Difference through Diversity  

A fierce, uncompromising visionary, revolutionising actor training, Fourth Monkey’s Director of Training, Charleen Qwaye explains to IP how they are evolving

2020 marks a big year for Fourth Monkey. Ten years since the London-based actor training company was founded, it also marks their BA (Hons) Acting degree receiving formal accreditation in partnership with Falmouth University. 

This major milestone in the school’s journey couldn’t have been reached without the drive and vision of Co-founder and Director of Training, Charleen Qwaye. One of only a small number of female UK drama school founders and the only female founder of a drama school in the UK who is Afro-British, together with Artistic Director Steve Green, she has spent the last decade taking Fourth Monkey from punchy newcomer to accredited, established institution. She has single-handedly built a BA programme which looks through the lens of her own career as a performer to offer the next generation of artists inclusive, diverse and accessible training at degree level.

Taking a rare moment to stop and reflect on the last decade of Fourth Monkey and what the next ten years may hold, as well as her own career in theatre, Charleen explains: “My second job after leaving London Studio Centre (where I trained) and the job that made me fall further in love with acting was Chicago, where I was first cover Roxie Hart. This was a huge moment for me. To have a black female actor chosen to be the first cover for such an iconic lead role, set in 1920s, segregated America – it represented true colour-blind casting on the part of Stephen Paling, the Assistant Director and Choreographer, and Annabel Haydn, the Artistic Supervisor, who were jointly responsible for casting me. They gave me a shot based purely on what they thought I was capable of, and I ran with it. This was incredible and it has always stuck with me.”

“My starting point for creating the BA programme was my personal, lived experiences as a professional actor and performer who has worked in a variety of different arenas. I had long felt the stigma surrounding musical theatre artists moving into “traditional” acting, to the point where I knew others in the same position would remove musical theatre credits from their CVs and deny their journey in order to get an unprejudiced opportunity. At the same time, it seemed, that alongside these stigmas, there was also a tendency to include Afro-British representation and artists of colour in order to fulfil a quota, be it intentionally or unintentionally, consciously or unconsciously, with only a relatively disproportionate number of people of colour who were able to ‘get through’.”

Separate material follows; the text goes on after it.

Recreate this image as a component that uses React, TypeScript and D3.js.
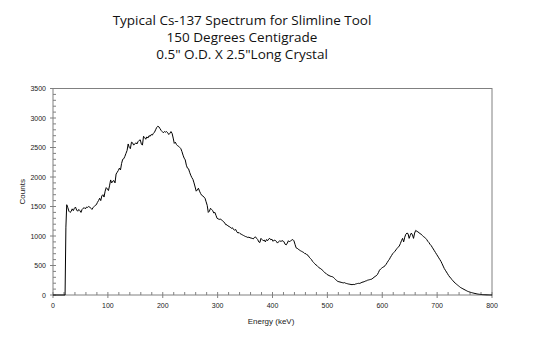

“These were, and still are, massive problems for me. I am the sum of the journey that got me here. I did not want to deny myself or my background, and I did not want to be bound by other people’s limitations. I had to find a way to navigate people’s perceptions and assumptions of who I was, where I had come from, my experiences and my training. None of these things guarantee your ability to the do a job (or not) and I strongly believed that opportunities should be available to everyone on the basis of their talent.”

“The only antidote for biases which are ingrained, unconscious or assumed is to actively and deliberately afford space and equity to the wide gamut of diversity and human experience in its truest and richest sense – that depth comes from having a variety of different voices present and ensuring they all have space to be heard equally. To me, where there are people, there is difference and where there is difference there is diversity and that is beautiful – it benefits us all and should be celebrated! That is the foundation of the school, the starting point for all our training and is the driving force that continually propels us forward.”

“Fourth Monkey’s training shakes off limiting preconceptions and the uninterrogated standards which have gone before. It is founded on creating a rich learning environment for everyone, celebrating who they are in their entirety and who they could become. I always say to our students, “you have to do you” – “do you” with honesty and integrity in a way that is fearless and playful but also considered, informed and empathetically connected to those around you.”

Looking to the future of Fourth Monkey as they head into their second decade, Charleen says: “The new BA (Hons) Acting training programme is the culmination of everything we have learned and worked towards – it is the evolution of actor training, and I am immensely proud of that. We have interrogated everything and there is still more work to be done – as we start the next ten years of Fourth Monkey, I’m excited to keep pushing forward, keep evolving, and discover how this third evolution continues to take shape, and how it ultimately shapes the industry we all love”.